There’s something profoundly wrong with Loose Cannons. Actually, it’s hard to find anything about the film right.

I’ll just start rattling off.

Stan Cole’s editing is terrible. I love how he cuts to medium shots and the actors’ expressions have completely changed. I guess he gets the basic positioning right. Some of the fault for that incompetency problem falls of director Clark, who isn’t getting enough coverage.

Getting the Clark issue out of the way… Loose Cannons isn’t poorly directed. Oh, the action stuff is weak, but it’s generally okay. Clark doesn’t need Panavision but he manages it pretty well. It’s everything else.

The film is a perfect example of why a score is important. Paul Zaza’s score is more like incidental music for a commercial. There’s no flow to it. It contributes an incredibly disjointing experience.

Of course, the film appears to be heavily edited. David Alan Grier shows up for a scene, seems important, then disappears. So do Dick O’Neill and Leon Rippy. Nancy Travis, with fifth billing (and basically the only female character), is barely present. Fourth billed Ronny Cox is in it even less.

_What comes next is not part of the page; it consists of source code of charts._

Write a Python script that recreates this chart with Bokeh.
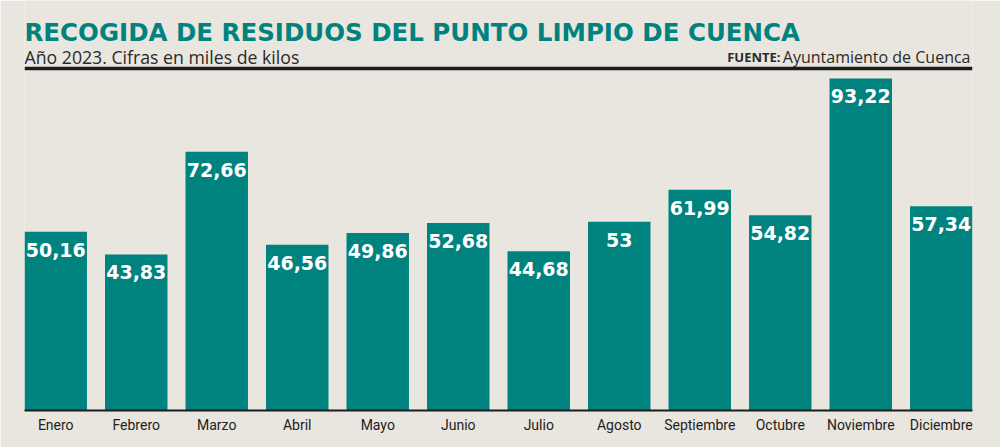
from bokeh.plotting import figure
from bokeh.models import Range1d, FixedTicker, Span, ColumnDataSource
from bokeh.core.properties import value
from bokeh.embed import file_html
from bokeh.resources import INLINE

months = ["Enero", "Febrero", "Marzo", "Abril", "Mayo", "Junio", "Julio",
          "Agosto", "Septiembre", "Octubre", "Noviembre", "Diciembre"]
values = [50.16, 43.83, 72.66, 46.56, 49.86, 52.68, 44.68, 53.0, 61.99, 54.82, 93.22, 57.34]
value_labels = ["50,16", "43,83", "72,66", "46,56", "49,86", "52,68", "44,68",
                "53", "61,99", "54,82", "93,22", "57,34"]

title_text = "RECOGIDA DE RESIDUOS DEL PUNTO LIMPIO DE CUENCA"
subtitle_text = "Año 2023. Cifras en miles de kilos"
source_bold = "FUENTE:"
source_text = "Ayuntamiento de Cuenca"

BG = "#e9e6df"
TEAL = "#00827f"
DARK = "#1c1c1c"
TXT = "#2a2a2a"

# layout (pixels)
W, H = 1000, 447
LEFT, RIGHT = 24, 972        # frame left / right edge
BOTTOM = 410                 # frame bottom (baseline of bars)
PX_PER_UNIT = 3.5615         # vertical scale
bw = 0.776                   # bar width in category units
n = len(months)
unit_px = (RIGHT - LEFT) / (n - 1 + bw)

y_end = BOTTOM / PX_PER_UNIT
x_start = -bw / 2
x_end = n - 1 + bw / 2


def ypix(py):
    """pixel row (from top of page) -> data y"""
    return (BOTTOM - py) / PX_PER_UNIT


def xpix(px):
    return x_start + (px - LEFT) / unit_px


idx = list(range(n))
src = ColumnDataSource(dict(x=idx, top=values, lab=value_labels))

p = figure(width=W, height=H, output_backend="svg", toolbar_location=None,
           x_range=Range1d(x_start, x_end), y_range=Range1d(0, y_end),
           min_border_left=LEFT, min_border_right=W - RIGHT, min_border_top=0,
           min_border_bottom=H - BOTTOM,
           background_fill_color=BG, border_fill_color=BG, outline_line_color=None)

p.vbar(x="x", top="top", width=bw, source=src, fill_color=TEAL, line_color=None)
p.text(x="x", y="top", text="lab", source=src, text_align="center",
       text_baseline="top", y_offset=11, text_color="white",
       text_font=value("DejaVu Sans"), text_font_style="bold", text_font_size="19px")

p.grid.visible = False
p.yaxis.visible = False

xa = p.xaxis[0]
xa.ticker = FixedTicker(ticks=idx)
xa.major_label_overrides = {i: m for i, m in zip(idx, months)}
xa.major_tick_line_color = None
xa.minor_tick_line_color = None
xa.major_tick_out = 0
xa.major_tick_in = 0
xa.axis_line_color = DARK
xa.axis_line_width = 2
xa.major_label_standoff = 6
xa.major_label_text_font = "Roboto"
xa.major_label_text_font_size = "14px"
xa.major_label_text_color = "#222222"

# rule under the header
p.add_layout(Span(location=ypix(68), dimension="width", line_color=DARK, line_width=3.5))

# header texts
p.text(x=[xpix(24)], y=[ypix(32)], text=[title_text], text_baseline="alphabetic",
       text_font=value("DejaVu Sans"), text_font_style="bold", text_font_size="24.5px",
       text_color=TEAL)
p.text(x=[xpix(24)], y=[ypix(56)], text=[subtitle_text], text_baseline="alphabetic",
       text_font=value("Open Sans"), text_font_size="17.7px", text_color=TXT)
p.text(x=[xpix(970)], y=[ypix(56)], text=[source_text], text_baseline="alphabetic",
       text_align="right", text_font=value("Open Sans"), text_font_size="16px",
       text_color=TXT)
p.text(x=[xpix(780)], y=[ypix(56)], text=[source_bold], text_baseline="alphabetic",
       text_align="right", text_font=value("Open Sans"), text_font_style="bold",
       text_font_size="13px", text_color=TXT)

html = file_html(p, INLINE)
html = html.replace("<body>", '<body style="margin:0;background-color:%s;">' % BG, 1)
open("out.html", "w").write(html)
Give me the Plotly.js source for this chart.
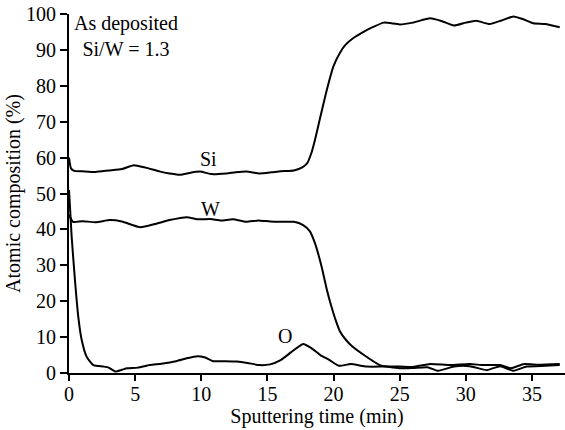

Cox is bad—it’s Clark and the script’s fault—but Travis has a moment or two.

Gene Hackman’s not good, but he manages not to look embarrassed, which is amazing. Dan Aykroyd tries hard and fails. He’s not able to do the straight acting or the goofy stuff, probably because he’s not right for the role at all.

It’s an atrocious film.

0/4ⓏⒺⓇⓄ

CREDITS

Directed by Bob Clark; screenplay by Richard Christian Matheson, Richard Matheson and Clark; director of photography, Reginald H. Morris; edited by Stan Cole; music by Paul Zaza; production designer, Harry Pottle; produced by Aaron Spelling and Alan Greisman; released by Tri-Star Pictures.

Starring Dan Aykroyd (Ellis Fielding), Gene Hackman (MacArthur Stern), Dom DeLuise (Harry Gutterman), Ronny Cox (Smiley), Nancy Travis (Riva), Robert Prosky (Von Metz), Paul Koslo (Grimmer), Dick O’Neill (Captain), Jan Tríska (Steckler), Leon Rippy (Weskit), David Alan Grier (Drummond) and S. Epatha Merkerson (Rachel).